Alvin Ailey II

I was a little bit worried going into the Ailey II performance at the Rialto last night because I’ve been a bit depressed lately and I wasn’t sure that dance would breach the haze to give me a glimpse of something more joyful or meaningful than my dark musings had allowed of late. It didn’t help that I still have my notes from last year’s performance that I never managed to flesh out into a full post. Reviewing them before the show, I realized just how unmemorable it was. Looking over my descriptions of the pieces brought nothing to mind but that I felt that they weren’t really for me. This year, though, I felt like they really delivered.

The evening started with Psūkhe, a piece commissioned from Andrea Miller for the company. This is the fifth work of hers that I’ve seen and, though I didn’t feel it was the strongest, it was a solidly enjoyable composition. It was set to a couple of pieces of electronic music by Nicolas Jaar and the dancers were in fairly simple red costumes made up of tight movement pants, with the men bare chested and the women in tight haltertops. The piece was in two parts, with half the company dancing in each half. Through the first part, the half that was not dancing was sitting upon red stools as an almost majestic audience watching the first half of the show from behind the dancers. Their costumes were augmented with the men wearing red ruffs around their necks and the women in red robes. The lighting on the “audience” up stage was warm but the active dancers were under cool lights that made their skin look gray. The warmer lights followed the “audience” into the second part.

The choreography in both parts was full of Miller’s cleverness and wit. The first part leaned more towards negative affect, dramatic and expressive but seemingly apropos of nothing. Miller is very good with expressing the deep and sad side of human emotion – I loved both Mama Call and the duet Dust, for example, but both of these have distinct subjects. I’ve come to the conclusion that I am perfectly fine with people making others laugh or smile or feel awe for no particular reason but that imposing negative emotions – making people feel sad with you or hurt or worried – feels manipulative if there isn’t something meaningful to say with it. Brooding is fine when you have something to brood over, but otherwise you should probably just get therapy and leave your audience out of it. When I see this kind of “moving” work on the stage and I don’t feel that it has a concrete subject then I can’t help but feel like the artist is being pretentious to make up for not having anything real to say. While I found this part of the work interesting to watch, I might have found the whole thing forgettable were it not for the lighter tone and humor of the second part. This had all the wit and cleverness of the first but felt a little less showy and a lot more fun. Taken as a whole, the piece was enjoyable and interesting, if not the best that I’ve seen from Miller.

My favorite piece of the evening was another that was commissioned for the company: Kirven Douthit-Boyd’s Still, which was about Black lesbians and gay men during the Harlem Renaissance.
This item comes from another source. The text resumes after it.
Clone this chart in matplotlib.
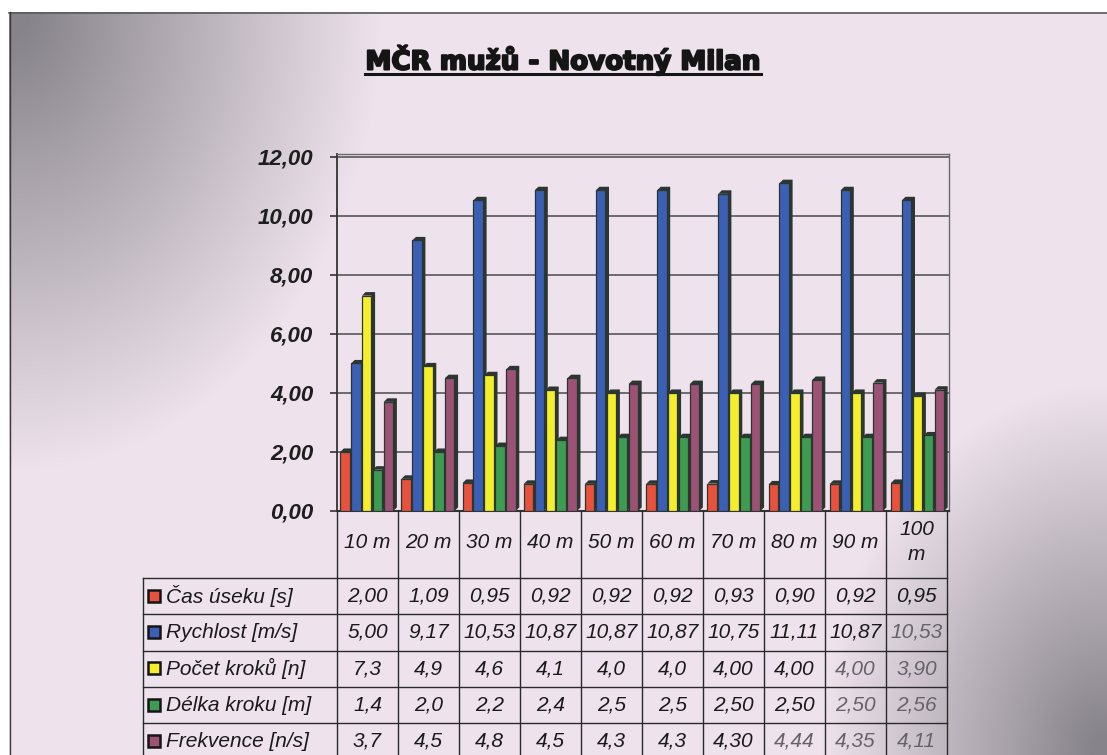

Costumes were, once again, all of a single color: scarlet. Women were dressed uniformly in flowing dresses with sparkles on the fabric. The men were mostly in pants of varying lengths and differing styles of shirts under a pair of suspenders. Two men were in flowing vests over skirts that called to mind kikoi sarongs. I’m not sure this was intended, but those two read as a kind of underlying spirit of the community to me.

The piece was set to a composition by Byron Lamar Harris called The World of Man, which I think may have been composed for this work. Harris’ compositional style seems to be an amalgamation of any musical movement that has ever caught his attention. This was perfect for Douthit-Boyd’s choreography, which also seems to blend a number of styles from the history of modern dance. Both choreographer and composer managed to pull all of these sources into a coherent, incredibly interesting, and effectively expressive work.

Everything began with the curtain still down. Ominous music played for a few bars before the curtain came up on a vibrant social dance scene. From here Douthit-Boyd took us on a tour of Gilded-age Harlem from his perspective, exploring the threats, support, outrage, fun, and, of course, love that was part of the period and place for queer Black men and women of the day. It was remarkably engrossing and often quite moving.

The evening concluded with Bradley Shelver’s Where There Are Tongues. This was also the final piece of the performance last year and my notes from then work just as well this time. It was set to (mostly) a capella music by Lo Còr De La Plana, which was in Occitan. I had to look it up last time after the show because as it was playing I kept picking up words here and there that I thought were Spanish and French but not entirely sure. At the time I thought it might be Catalan but apparently the two languages are pretty similar and there was even a time when Catalan was grouped together with Occitan and considered dialects of the same language. The costumes seemed to be going for some sort of stylized 17th century something or another and the choreography kind of seemed to be depicting a series of scenes from village life. There was a sort of folkish dancing implied less by the movement language and more by the blocking. There was a lot of fun and clever stuff in it but it was also very forgettable. I literally recognized nothing from it and I saw it just last year. And while it was clever and fun, the choreography wasn’t quite as interesting or striking to me as what was in either of the previous works. That’s not to say it wasn’t good or that I didn’t enjoy watching it, but I really wish that they’d ended the program with the Douhthit-Boyd; Shelver’s piece would have worked wonderfully as a palate cleanser between Miller and Douhthit-Boyd’s works.